Don't include pictures. Quote the lines below from the first through the line that contains "(title2) at (72,88)".

╭──

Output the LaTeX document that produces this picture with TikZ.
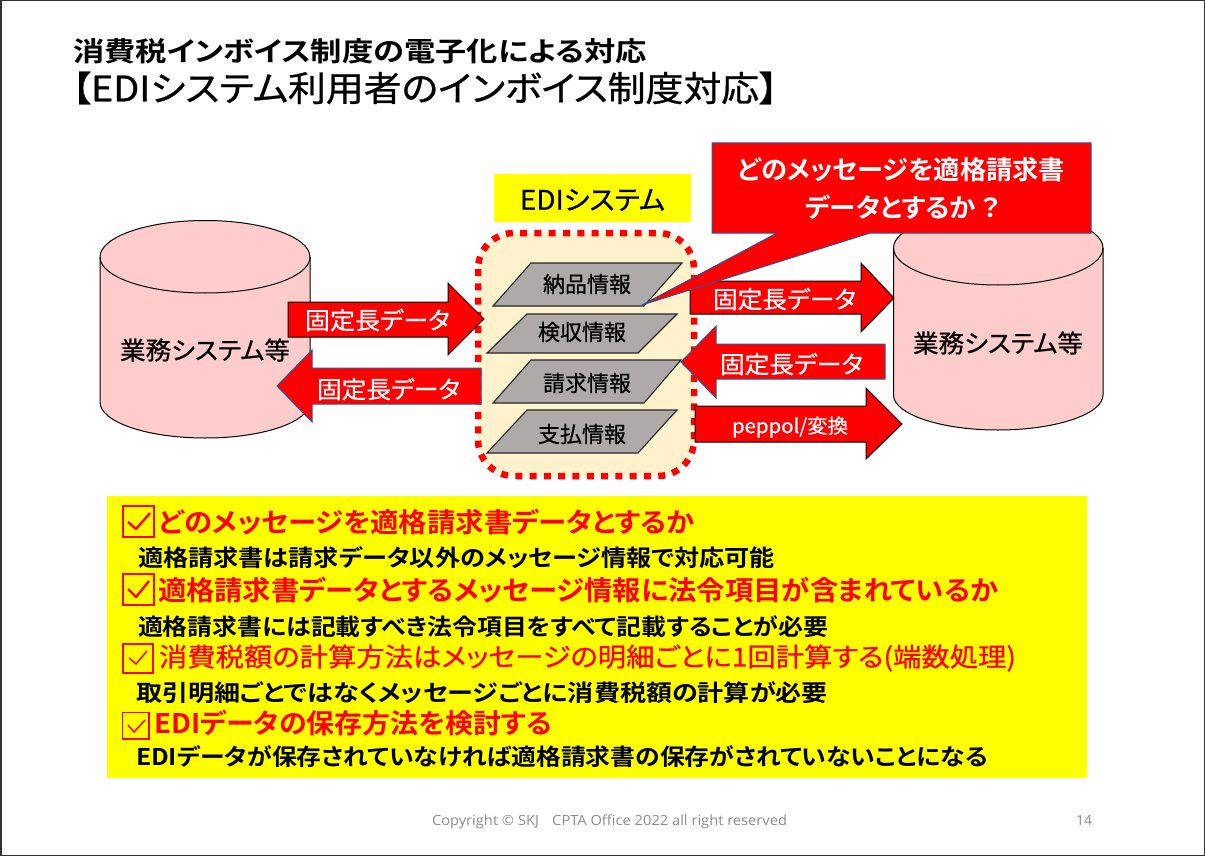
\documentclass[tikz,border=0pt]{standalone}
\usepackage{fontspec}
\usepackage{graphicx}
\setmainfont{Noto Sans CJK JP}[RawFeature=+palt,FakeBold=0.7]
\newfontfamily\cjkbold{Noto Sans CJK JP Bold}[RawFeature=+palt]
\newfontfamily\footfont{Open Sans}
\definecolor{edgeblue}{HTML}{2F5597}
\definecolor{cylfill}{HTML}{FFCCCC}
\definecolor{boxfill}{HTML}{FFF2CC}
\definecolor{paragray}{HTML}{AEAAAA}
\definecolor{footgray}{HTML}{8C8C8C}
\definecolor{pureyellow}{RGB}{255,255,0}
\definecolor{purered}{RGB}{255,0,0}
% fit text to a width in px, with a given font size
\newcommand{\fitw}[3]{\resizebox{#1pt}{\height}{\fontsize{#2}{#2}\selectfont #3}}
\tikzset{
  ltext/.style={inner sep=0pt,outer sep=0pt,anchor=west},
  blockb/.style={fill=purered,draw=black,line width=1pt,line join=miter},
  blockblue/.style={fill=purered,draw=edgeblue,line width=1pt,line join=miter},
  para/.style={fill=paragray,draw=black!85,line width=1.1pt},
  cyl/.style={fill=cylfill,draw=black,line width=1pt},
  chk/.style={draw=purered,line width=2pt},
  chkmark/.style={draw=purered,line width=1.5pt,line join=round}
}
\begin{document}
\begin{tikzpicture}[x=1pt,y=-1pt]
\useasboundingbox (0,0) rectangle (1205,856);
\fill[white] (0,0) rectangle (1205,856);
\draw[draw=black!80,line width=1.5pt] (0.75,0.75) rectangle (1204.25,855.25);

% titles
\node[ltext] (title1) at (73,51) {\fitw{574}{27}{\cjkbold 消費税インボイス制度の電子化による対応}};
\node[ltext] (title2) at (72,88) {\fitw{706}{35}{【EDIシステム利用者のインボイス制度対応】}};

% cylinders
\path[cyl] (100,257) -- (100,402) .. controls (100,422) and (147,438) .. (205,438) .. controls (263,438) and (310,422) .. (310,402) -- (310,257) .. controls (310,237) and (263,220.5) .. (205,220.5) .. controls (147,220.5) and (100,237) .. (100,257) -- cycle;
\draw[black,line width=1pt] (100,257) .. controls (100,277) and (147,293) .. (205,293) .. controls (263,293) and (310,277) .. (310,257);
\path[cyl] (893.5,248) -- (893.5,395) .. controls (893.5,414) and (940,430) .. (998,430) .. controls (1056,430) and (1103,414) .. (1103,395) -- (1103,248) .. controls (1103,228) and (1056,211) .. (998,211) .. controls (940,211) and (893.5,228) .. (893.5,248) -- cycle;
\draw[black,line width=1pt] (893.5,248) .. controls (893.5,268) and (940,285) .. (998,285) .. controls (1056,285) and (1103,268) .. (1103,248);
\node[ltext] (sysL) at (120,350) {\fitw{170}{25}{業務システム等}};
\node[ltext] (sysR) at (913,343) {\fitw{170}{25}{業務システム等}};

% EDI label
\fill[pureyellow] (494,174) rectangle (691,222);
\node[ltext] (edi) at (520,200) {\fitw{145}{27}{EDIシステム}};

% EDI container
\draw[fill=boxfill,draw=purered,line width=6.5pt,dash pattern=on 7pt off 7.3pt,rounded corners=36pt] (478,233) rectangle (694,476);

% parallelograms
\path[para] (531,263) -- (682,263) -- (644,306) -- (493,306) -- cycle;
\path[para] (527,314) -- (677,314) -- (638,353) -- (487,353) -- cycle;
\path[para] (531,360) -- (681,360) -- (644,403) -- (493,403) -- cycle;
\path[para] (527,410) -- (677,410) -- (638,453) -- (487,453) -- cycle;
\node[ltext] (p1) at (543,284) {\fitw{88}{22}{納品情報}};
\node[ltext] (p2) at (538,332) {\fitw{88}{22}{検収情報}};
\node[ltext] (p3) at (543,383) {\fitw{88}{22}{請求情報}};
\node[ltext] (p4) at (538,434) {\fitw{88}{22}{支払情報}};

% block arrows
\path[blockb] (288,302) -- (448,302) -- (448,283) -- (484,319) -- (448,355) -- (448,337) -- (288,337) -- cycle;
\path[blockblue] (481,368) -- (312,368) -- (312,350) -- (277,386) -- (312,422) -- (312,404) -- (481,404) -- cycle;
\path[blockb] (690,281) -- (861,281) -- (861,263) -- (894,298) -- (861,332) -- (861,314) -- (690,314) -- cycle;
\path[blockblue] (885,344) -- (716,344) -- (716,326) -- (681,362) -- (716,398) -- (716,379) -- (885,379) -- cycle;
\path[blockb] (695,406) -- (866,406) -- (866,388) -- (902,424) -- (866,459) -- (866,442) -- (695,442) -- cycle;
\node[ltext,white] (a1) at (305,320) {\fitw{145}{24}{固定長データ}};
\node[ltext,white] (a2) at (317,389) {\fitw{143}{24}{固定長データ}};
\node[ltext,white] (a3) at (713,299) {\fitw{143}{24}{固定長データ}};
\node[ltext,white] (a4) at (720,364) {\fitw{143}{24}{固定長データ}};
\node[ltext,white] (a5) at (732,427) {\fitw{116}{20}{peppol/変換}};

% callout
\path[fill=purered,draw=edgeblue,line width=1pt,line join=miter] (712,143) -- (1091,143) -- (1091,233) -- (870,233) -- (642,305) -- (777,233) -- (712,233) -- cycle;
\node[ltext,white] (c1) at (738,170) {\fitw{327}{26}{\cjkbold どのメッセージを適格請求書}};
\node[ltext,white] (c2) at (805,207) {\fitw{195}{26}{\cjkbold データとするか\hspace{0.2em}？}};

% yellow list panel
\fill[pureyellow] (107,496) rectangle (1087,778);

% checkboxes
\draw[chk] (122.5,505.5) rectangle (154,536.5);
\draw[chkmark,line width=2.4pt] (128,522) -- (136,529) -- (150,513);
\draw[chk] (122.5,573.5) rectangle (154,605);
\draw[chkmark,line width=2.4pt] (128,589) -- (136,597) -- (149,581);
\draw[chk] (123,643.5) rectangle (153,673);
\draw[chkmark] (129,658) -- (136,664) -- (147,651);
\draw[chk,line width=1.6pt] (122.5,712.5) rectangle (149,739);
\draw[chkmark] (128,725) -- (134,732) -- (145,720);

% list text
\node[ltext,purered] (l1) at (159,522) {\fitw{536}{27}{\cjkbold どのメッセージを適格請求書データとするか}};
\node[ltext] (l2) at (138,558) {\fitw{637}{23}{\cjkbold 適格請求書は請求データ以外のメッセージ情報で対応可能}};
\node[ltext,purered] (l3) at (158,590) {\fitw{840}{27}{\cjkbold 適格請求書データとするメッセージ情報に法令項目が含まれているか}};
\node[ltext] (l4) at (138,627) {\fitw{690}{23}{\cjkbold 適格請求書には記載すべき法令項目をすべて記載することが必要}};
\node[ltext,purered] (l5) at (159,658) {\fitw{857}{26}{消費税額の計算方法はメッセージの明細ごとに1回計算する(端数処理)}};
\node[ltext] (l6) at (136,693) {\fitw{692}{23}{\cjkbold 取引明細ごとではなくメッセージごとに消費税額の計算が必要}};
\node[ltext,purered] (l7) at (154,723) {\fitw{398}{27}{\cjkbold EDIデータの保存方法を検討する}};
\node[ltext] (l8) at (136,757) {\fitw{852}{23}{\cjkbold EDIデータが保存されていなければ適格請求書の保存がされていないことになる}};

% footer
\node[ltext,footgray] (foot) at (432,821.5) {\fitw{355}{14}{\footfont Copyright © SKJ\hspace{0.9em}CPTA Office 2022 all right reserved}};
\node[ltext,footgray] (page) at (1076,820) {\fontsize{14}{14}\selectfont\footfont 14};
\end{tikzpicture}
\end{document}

╰──

*Expected output:*
Output the LaTeX document that produces this picture with TikZ.
\documentclass[tikz,border=0pt]{standalone}
\usepackage{fontspec}
\usepackage{graphicx}
\setmainfont{Noto Sans CJK JP}[RawFeature=+palt,FakeBold=0.7]
\newfontfamily\cjkbold{Noto Sans CJK JP Bold}[RawFeature=+palt]
\newfontfamily\footfont{Open Sans}
\definecolor{edgeblue}{HTML}{2F5597}
\definecolor{cylfill}{HTML}{FFCCCC}
\definecolor{boxfill}{HTML}{FFF2CC}
\definecolor{paragray}{HTML}{AEAAAA}
\definecolor{footgray}{HTML}{8C8C8C}
\definecolor{pureyellow}{RGB}{255,255,0}
\definecolor{purered}{RGB}{255,0,0}
% fit text to a width in px, with a given font size
\newcommand{\fitw}[3]{\resizebox{#1pt}{\height}{\fontsize{#2}{#2}\selectfont #3}}
\tikzset{
  ltext/.style={inner sep=0pt,outer sep=0pt,anchor=west},
  blockb/.style={fill=purered,draw=black,line width=1pt,line join=miter},
  blockblue/.style={fill=purered,draw=edgeblue,line width=1pt,line join=miter},
  para/.style={fill=paragray,draw=black!85,line width=1.1pt},
  cyl/.style={fill=cylfill,draw=black,line width=1pt},
  chk/.style={draw=purered,line width=2pt},
  chkmark/.style={draw=purered,line width=1.5pt,line join=round}
}
\begin{document}
\begin{tikzpicture}[x=1pt,y=-1pt]
\useasboundingbox (0,0) rectangle (1205,856);
\fill[white] (0,0) rectangle (1205,856);
\draw[draw=black!80,line width=1.5pt] (0.75,0.75) rectangle (1204.25,855.25);

% titles
\node[ltext] (title1) at (73,51) {\fitw{574}{27}{\cjkbold 消費税インボイス制度の電子化による対応}};
\node[ltext] (title2) at (72,88) {\fitw{706}{35}{【EDIシステム利用者のインボイス制度対応】}};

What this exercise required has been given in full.